In the search for properties that generate popular interest and lead to profitable merchandising and exploitation, almost every known character out of the media, has been considered a possible candidate. Somehow, Felix has been overlooked in recent years while other characters have gone onto mass marketing bonanzas. The characters from the Peanuts comic strips are a prime example. I can remember when Charlie Brown and his friends were considered avant garde. This was back in the fifties when the life of the strip was still considered a tenuous thing. Somehow, the antics of Linus and Lucy and the dog Snoopy took hold and the characters today are the most ubiquitous example of cartoon images that are taken for granted as having always been there.
Interest in the acquisition of such potent grabbers of the public interest was heightened in recent months with the debut of American Greeting’s Strawberry Shortcake characters that had already signed up millions in advance sales even before this cherubic creation appeared on television. Not every character can make it into the public conciousness, at least not in the way that would make the accountants jump for joy.
Whatever it is about a series of squiggles or a funny voice that amuses people to reach out for the likeness of a character on a greeting card, a comic book or T-shirt is not easily descernible. Mickey Mouse certainly had it and even today, 25 years after he made his last film, he is more than ever a cult character appearing on all manner of consumer items. Betty Boop had some of the necessary qualities as did Popeye who salvaged many a struggling company from the grips of bankruptcy. Superman and Annie have succeeded in ringing cash register to a crescendo beyond the dreams of their cartoonist creators. Yet before all of these proven popular images of our time made their entrances on the scene, there was Felix.
Felix the Cat was created in 1919 at the Pat Sullivan Studio in New York. His creator was a young man who had stumbled into the animation field almost by accident. When Otto Messmer’s family moved to Fort Lee, New Jersey sometime before World War I, when that city was a flourishing film community prior to Hollywood’s ascendancy, he began to work as a part-time film scene painter at Universal. In August of this year, Messmer will be 90 years old and he still resides in Fort Lee. Messmer met Pat Sullivan, a cartoonist from Australia who had his own studio producing short animated films. Sullivan was impressed with young Messmers talents and together they produced a series of Charlie Chaplin cartoons with the great silent comedians approval. After serving with the signal corps in France during the war, Messmer returned to work with Sullivan. At this point Earl Hurd, another important pioneer from those early years, was turning out films for the Paramount Screen Magazine, and was looking for a filler to complete his schedule. Sullivan wasn’t interested but Messmer, always the amiable fellow, agreed to create a film. He put together a series of gags about cats, namely one key cat, and called it Feline Follies. This was the film that attracted the attention of John King at Paramount who offered Sullivan a contract to produce more of them. Sullivan wasted no-time signing and Messmer went along with the deal as the animator and manager of the series. It was King who choose the name of Felix from the combination of words, Felicity, meaning good luck and feline for cat. In the next ten years Felix became an international success, and the template for a host of imitators. When Sullivan, who had become a millionaire from Messmers creation, died in 1933, the studio passed out of existence because of legal entanglements. Messmer went on to work for other animation companies as well as continuing the Felix comic strip which as part of his celebrity status had been issued by Kings Features at the height of the little black cats’ popularity.

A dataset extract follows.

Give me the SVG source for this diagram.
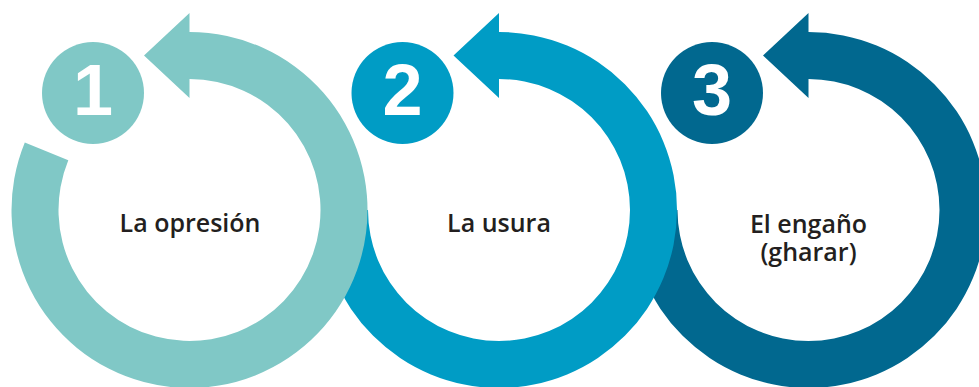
<svg xmlns="http://www.w3.org/2000/svg" width="979" height="387" viewBox="0 0 979 387">
<style>
.num{font-family:"Liberation Sans",Arial,sans-serif;font-weight:bold;font-size:72px;fill:#ffffff;text-anchor:middle}
.lbl{font-family:"Open Sans","Noto Sans",sans-serif;font-weight:600;font-size:25px;fill:#231F20;text-anchor:middle}
.c1{fill:#80C8C6}
.c2{fill:#009CC5}
.c3{fill:#01688F}
</style>
<rect width="979" height="387" fill="#ffffff"/>
<g id="step3">
<path class="c3" d="M808.5,32 A178,178 0 1 1 630.5,210 L677.5,210 A131,131 0 1 0 808.5,79 L808.5,98 L763,55.5 L808.5,13 Z"/>
<circle class="c3" cx="712" cy="93" r="51"/>
<text class="num" x="712" y="115">3</text>
<text class="lbl" x="808.5" y="233">El engaño</text>
<text class="lbl" x="808.5" y="261">(gharar)</text>
</g>
<g id="step2">
<path class="c2" d="M499,32 A178,178 0 1 1 321,210 L368,210 A131,131 0 1 0 499,79 L499,98 L453.5,55.5 L499,13 Z"/>
<circle class="c2" cx="402.5" cy="93" r="51"/>
<text class="num" x="402.5" y="115">2</text>
<text class="lbl" x="499" y="232">La usura</text>
</g>
<g id="step1">
<path class="c1" d="M189.5,32 A178,178 0 1 1 24.8,142.5 L68.3,160.3 A131,131 0 1 0 189.5,79 L189.5,98 L144,55.5 L189.5,13 Z"/>
<circle class="c1" cx="93" cy="93" r="51"/>
<text class="num" x="93" y="115">1</text>
<text class="lbl" x="190" y="232">La opresión</text>
</g>
</svg>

All of this happened before the birth of Mickey, Donald, Pluto, Bugs and Daffy. Felix was revived for a short series of color theatrical shorts at the Van Buren Studio a few years after the closing of the Sullivan studio and were directed by Bert Gillette [sic]. After this short episode Felix didn’t get to smack his lips until the late fifties when cartoonist, Joe Oriolo, who had inherited the chore of drawing the daily Felix strip from Messmer was offered a chance to produce 250 films of adventures of Felix for children’s television programming. These films and all of the old films that remain from the 20’s (many of the classic Felix negatives had been destroyed in a vault fire) were put under the ownership of Oriolo’s Felix the Cat Productions, while the licensing rights still belong to Kings Features.

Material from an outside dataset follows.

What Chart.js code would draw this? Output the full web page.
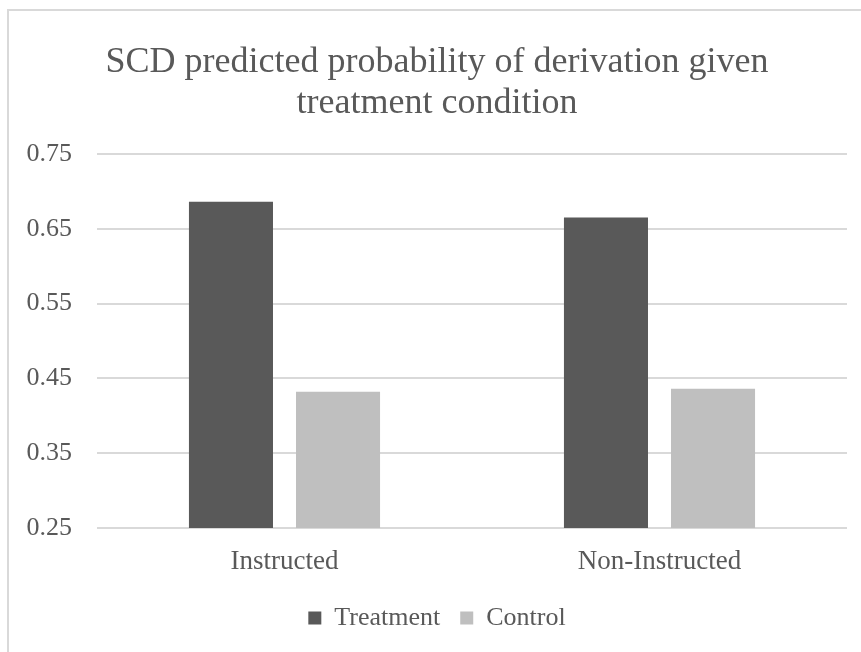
<!DOCTYPE html>
<html>
<head>
<meta charset="utf-8">
<script src="https://cdn.jsdelivr.net/npm/chart.js@4"></script>
<style>
  html, body { margin: 0; padding: 0; background: #fff; }
  #frame {
    position: absolute;
    left: 7px;
    top: 9px;
    border-left: 2px solid #d9d9d9;
    border-top: 2px solid #d9d9d9;
  }
  canvas { display: block; }
</style>
</head>
<body>
<div id="frame">
  <canvas id="chart" width="852" height="641"></canvas>
</div>
<script>
const categories = ['Instructed', 'Non-Instructed']
const treatment = [0.686, 0.665]
const control = [0.432, 0.436]
const yTicks = [0.25, 0.35, 0.45, 0.55, 0.65, 0.75]

const serif = '"Liberation Serif", "Times New Roman", serif'
const textColor = '#595959'

const ctx = document.getElementById('chart').getContext('2d')
new Chart(ctx, {
  type: 'bar',
  data: {
    labels: categories,
    datasets: [{
      label: 'Treatment',
      data: treatment,
      backgroundColor: '#595959'
    }, {
      label: 'Control',
      data: control,
      backgroundColor: '#bfbfbf'
    }]
  },
  options: {
    responsive: false,
    animation: false,
    categoryPercentage: 0.571,
    barPercentage: 0.785,
    layout: { padding: { left: 18, right: 14, top: 0, bottom: 11 } },
    plugins: {
      title: {
        display: true,
        text: ['SCD predicted probability of derivation given', 'treatment condition'],
        color: textColor,
        font: { family: serif, size: 36, weight: 'normal', lineHeight: 41 / 36 },
        padding: { top: 31, bottom: 30 }
      },
      legend: {
        position: 'bottom',
        labels: {
          color: textColor,
          font: { family: serif, size: 26 },
          boxWidth: 13,
          boxHeight: 13,
          padding: 20
        }
      },
      tooltip: { enabled: false }
    },
    scales: {
      x: {
        grid: { display: false, drawTicks: false },
        border: { display: false },
        ticks: {
          color: textColor,
          font: { family: serif, size: 27 },
          padding: 18
        },
        afterFit(scale) { scale.height = 57 }
      },
      y: {
        min: yTicks[0],
        max: yTicks[yTicks.length - 1],
        afterBuildTicks(scale) {
          scale.ticks = yTicks.map(v => ({ value: v }))
        },
        grid: { color: '#d9d9d9', lineWidth: 2, drawTicks: false },
        border: { display: false },
        ticks: {
          color: textColor,
          font: { family: serif, size: 26 },
          padding: 25,
          callback: v => v.toFixed(2)
        },
        afterFit(scale) { scale.width = 70 }
      }
    }
  }
})
</script>
</body>
</html>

It was Joe Oriolo, by the way, who with writer, Sy Reit created Caspar [sic] the Friendly Ghost for Paramount. Much like Messmer he signed away the rights. Today with the vast interest in cat characters that have taken the populance’s fancy, Felix is once more in demand, and the demand seems to be big. Already, leading department stores as Bloomingdales, have had to restock the fast selling Felix dolls, according to Joe Oriolo. “I must have signed a thousand autographs,” says Oriolo, who was a guest of the store as a publicity gesture for the Felix dolls and other paraphenalia. For several years the humorous cat drawings of Kliban and the likeness of other cartoon cats such as Heathcliff, and Garfield have been giving Snoopy the dog a great deal of competition. Now it’s Felix’s opportunity once more to prove his undying popularity. “People love Felix,” says the smiling Joe Oriolo, who has been holding the little cat in the wings for this new day, they keep coming over to tell me how much they always liked him and are glad to see him back.” Plans for the future include putting Felix’s visage on every conceivable item. Contracts have already been signed to make Felix once more the world wide celebrity he had been in the past. The little guy may even end up in a new series of cartoons, anything can happen. They say a cat has nine lives, they must have had Felix in mind, except that Felix will probably prove to have more lives than any other cat on the block.


The “A/B” drawing above is from a column on the various ways to move the character from “A” to “B.”

Below is another one of Howard’s columns, from October 28, 1983 (click on it to enlarge). He reviewed books, critiqued animation festivals, gave tips to commercial animators and producers, spoke of changes in the industry and delved into working with computers. Back Stage was a trade magazine so his articles were not written for animation fans, but some are still interesting reading.

Howard was a friend to animators, fans and animation itself. Farewell, Howard.